Problem to solve
Every line below is to be copied exactly, with the pictures left out.

[Records with drawing code]
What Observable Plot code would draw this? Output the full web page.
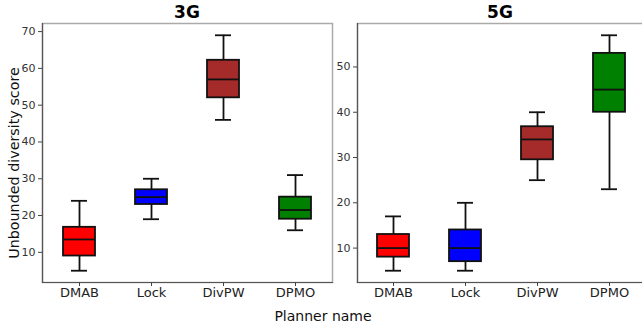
<!DOCTYPE html>
<html>
<head>
<meta charset="utf-8">
<script src="https://cdn.jsdelivr.net/npm/d3@7"></script>
<script src="https://cdn.jsdelivr.net/npm/@observablehq/plot@0.6"></script>
<style>
  html, body { margin: 0; padding: 0; background: #fff; }
  #wrap { position: relative; width: 642px; height: 331px; overflow: hidden; font-family: "DejaVu Sans", sans-serif; background: #fff; }
  .plot { position: absolute; top: 0; }
  .title { position: absolute; top: 2px; font-weight: bold; font-size: 17px; color: #000; transform: translateX(-50%); }
  .xlabel { position: absolute; top: 308px; left: 323px; font-size: 14px; transform: translateX(-50%); color: #111; }
  .ylabel { position: absolute; left: 14px; top: 163px; font-size: 14.3px; color: #111; transform: translate(-50%, -50%) rotate(-90deg); white-space: nowrap; }
</style>
</head>
<body>
<div id="wrap">
  <div class="title" style="left:187px">3G</div>
  <div class="title" style="left:500px">5G</div>
  <div class="xlabel">Planner name</div>
  <div class="ylabel">Unbounded diversity score</div>
</div>
<script>
const planners = ["DMAB", "Lock", "DivPW", "DPMO"];
const boxColors = ["#ff0000", "#0000ff", "#a52a2a", "#008000"];

// 3G statistics
const g3Min = [5, 19, 46, 16];
const g3Q1 = [9, 23, 52, 19];
const g3Med = [13.5, 25, 57, 21.5];
const g3Q3 = [16.8, 27, 62.2, 25];
const g3Max = [24, 30, 69, 31];
const g3Ticks = [10, 20, 30, 40, 50, 60, 70];
const g3Domain = [1.8, 72.2];

// 5G statistics
const g5Min = [5, 5, 25, 23];
const g5Q1 = [8, 7, 29.5, 40];
const g5Med = [10, 10, 34, 45];
const g5Q3 = [13, 14, 36.8, 53];
const g5Max = [17, 20, 40, 57];
const g5Ticks = [10, 20, 30, 40, 50];
const g5Domain = [2.4, 59.6];

function rows(mn, q1, md, q3, mx) {
  return planners.map((p, i) => ({planner: p, color: boxColors[i], min: mn[i], q1: q1[i], med: md[i], q3: q3[i], max: mx[i]}));
}

function panel(data, ticks, domain, width, marginLeft, marginRight) {
  return Plot.plot({
    width, height: 331,
    marginTop: 23, marginBottom: 49, marginLeft, marginRight,
    style: {fontFamily: "DejaVu Sans, sans-serif", fontSize: "11px", color: "#333", background: "transparent"},
    x: {domain: planners, paddingInner: 0.55, paddingOuter: 0.275, label: null, tickSize: 4},
    y: {domain, ticks, label: null, tickSize: 4},
    marks: [
      Plot.frame({stroke: "#aaa", strokeWidth: 1.5}),
      Plot.frame({anchor: "left", stroke: "#555", strokeWidth: 1.2}),
      Plot.frame({anchor: "bottom", stroke: "#555", strokeWidth: 1.2}),
      Plot.axisX({tickSize: 4, tickPadding: 1, fontSize: 13, color: "#222", stroke: "#444"}),
      Plot.axisY({ticks, tickSize: 4, tickPadding: 3, fontSize: 11, color: "#333", stroke: "#444"}),
      Plot.ruleX(data, {x: "planner", y1: "min", y2: "q1", stroke: "#111", strokeWidth: 1.8}),
      Plot.ruleX(data, {x: "planner", y1: "q3", y2: "max", stroke: "#111", strokeWidth: 1.8}),
      Plot.tickY(data, {x: "planner", y: "min", stroke: "#111", strokeWidth: 1.8, insetLeft: 8, insetRight: 8}),
      Plot.tickY(data, {x: "planner", y: "max", stroke: "#111", strokeWidth: 1.8, insetLeft: 8, insetRight: 8}),
      Plot.barY(data, {x: "planner", y1: "q1", y2: "q3", fill: "color", stroke: "#111", strokeWidth: 1.8}),
      Plot.tickY(data, {x: "planner", y: "med", stroke: "#111", strokeWidth: 1.8})
    ]
  });
}

const wrap = document.getElementById("wrap");
const p1 = panel(rows(g3Min, g3Q1, g3Med, g3Q3, g3Max), g3Ticks, g3Domain, 337, 42, 5);
p1.classList.add("plot"); p1.style.left = "0px";
const p2 = panel(rows(g5Min, g5Q1, g5Med, g5Q3, g5Max), g5Ticks, g5Domain, 320, 20, 11);
p2.classList.add("plot"); p2.style.left = "337px";
wrap.prepend(p2);
wrap.prepend(p1);
</script>
</body>
</html>
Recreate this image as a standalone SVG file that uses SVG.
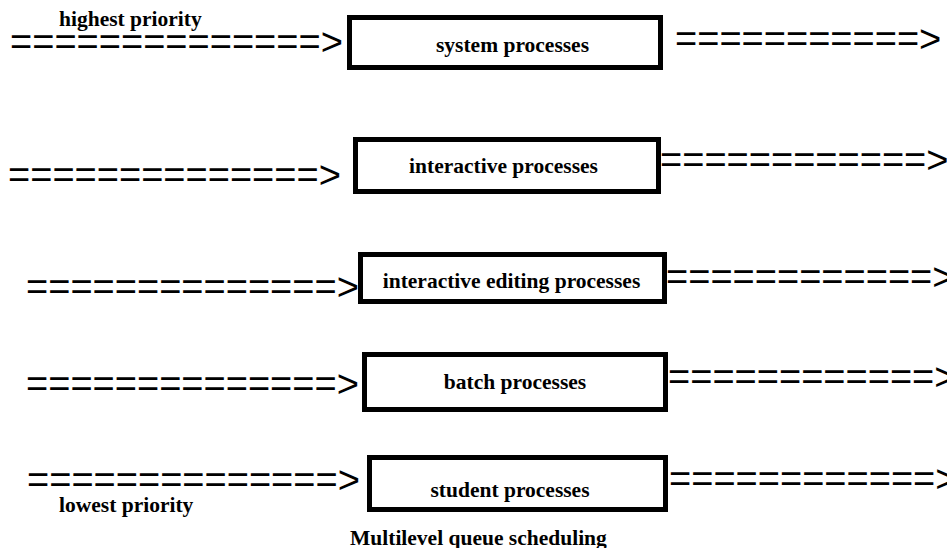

Output of the task
What Observable Plot code would draw this? Output the full web page.
<!DOCTYPE html>
<html>
<head>
<meta charset="utf-8">
<script src="https://cdn.jsdelivr.net/npm/d3@7"></script>
<script src="https://cdn.jsdelivr.net/npm/@observablehq/plot@0.6"></script>
<style>
  html, body { margin: 0; padding: 0; background: #fff; }
  #wrap { position: relative; width: 642px; height: 331px; overflow: hidden; font-family: "DejaVu Sans", sans-serif; background: #fff; }
  .plot { position: absolute; top: 0; }
  .title { position: absolute; top: 2px; font-weight: bold; font-size: 17px; color: #000; transform: translateX(-50%); }
  .xlabel { position: absolute; top: 308px; left: 323px; font-size: 14px; transform: translateX(-50%); color: #111; }
  .ylabel { position: absolute; left: 14px; top: 163px; font-size: 14.3px; color: #111; transform: translate(-50%, -50%) rotate(-90deg); white-space: nowrap; }
</style>
</head>
<body>
<div id="wrap">
  <div class="title" style="left:187px">3G</div>
  <div class="title" style="left:500px">5G</div>
  <div class="xlabel">Planner name</div>
  <div class="ylabel">Unbounded diversity score</div>
</div>
<script>
const planners = ["DMAB", "Lock", "DivPW", "DPMO"];
const boxColors = ["#ff0000", "#0000ff", "#a52a2a", "#008000"];

// 3G statistics
const g3Min = [5, 19, 46, 16];
const g3Q1 = [9, 23, 52, 19];
const g3Med = [13.5, 25, 57, 21.5];
const g3Q3 = [16.8, 27, 62.2, 25];
const g3Max = [24, 30, 69, 31];
const g3Ticks = [10, 20, 30, 40, 50, 60, 70];
const g3Domain = [1.8, 72.2];

// 5G statistics
const g5Min = [5, 5, 25, 23];
const g5Q1 = [8, 7, 29.5, 40];
const g5Med = [10, 10, 34, 45];
const g5Q3 = [13, 14, 36.8, 53];
const g5Max = [17, 20, 40, 57];
const g5Ticks = [10, 20, 30, 40, 50];
const g5Domain = [2.4, 59.6];

function rows(mn, q1, md, q3, mx) {
  return planners.map((p, i) => ({planner: p, color: boxColors[i], min: mn[i], q1: q1[i], med: md[i], q3: q3[i], max: mx[i]}));
}

function panel(data, ticks, domain, width, marginLeft, marginRight) {
  return Plot.plot({
    width, height: 331,
    marginTop: 23, marginBottom: 49, marginLeft, marginRight,
    style: {fontFamily: "DejaVu Sans, sans-serif", fontSize: "11px", color: "#333", background: "transparent"},
    x: {domain: planners, paddingInner: 0.55, paddingOuter: 0.275, label: null, tickSize: 4},
    y: {domain, ticks, label: null, tickSize: 4},
    marks: [
      Plot.frame({stroke: "#aaa", strokeWidth: 1.5}),
      Plot.frame({anchor: "left", stroke: "#555", strokeWidth: 1.2}),
      Plot.frame({anchor: "bottom", stroke: "#555", strokeWidth: 1.2}),
      Plot.axisX({tickSize: 4, tickPadding: 1, fontSize: 13, color: "#222", stroke: "#444"}),
      Plot.axisY({ticks, tickSize: 4, tickPadding: 3, fontSize: 11, color: "#333", stroke: "#444"}),
      Plot.ruleX(data, {x: "planner", y1: "min", y2: "q1", stroke: "#111", strokeWidth: 1.8}),
      Plot.ruleX(data, {x: "planner", y1: "q3", y2: "max", stroke: "#111", strokeWidth: 1.8}),
      Plot.tickY(data, {x: "planner", y: "min", stroke: "#111", strokeWidth: 1.8, insetLeft: 8, insetRight: 8}),
      Plot.tickY(data, {x: "planner", y: "max", stroke: "#111", strokeWidth: 1.8, insetLeft: 8, insetRight: 8}),
      Plot.barY(data, {x: "planner", y1: "q1", y2: "q3", fill: "color", stroke: "#111", strokeWidth: 1.8}),
      Plot.tickY(data, {x: "planner", y: "med", stroke: "#111", strokeWidth: 1.8})
    ]
  });
}

const wrap = document.getElementById("wrap");
const p1 = panel(rows(g3Min, g3Q1, g3Med, g3Q3, g3Max), g3Ticks, g3Domain, 337, 42, 5);
p1.classList.add("plot"); p1.style.left = "0px";
const p2 = panel(rows(g5Min, g5Q1, g5Med, g5Q3, g5Max), g5Ticks, g5Domain, 320, 20, 11);
p2.classList.add("plot"); p2.style.left = "337px";
wrap.prepend(p2);
wrap.prepend(p1);
</script>
</body>
</html>
Recreate this image as a standalone SVG file that uses SVG.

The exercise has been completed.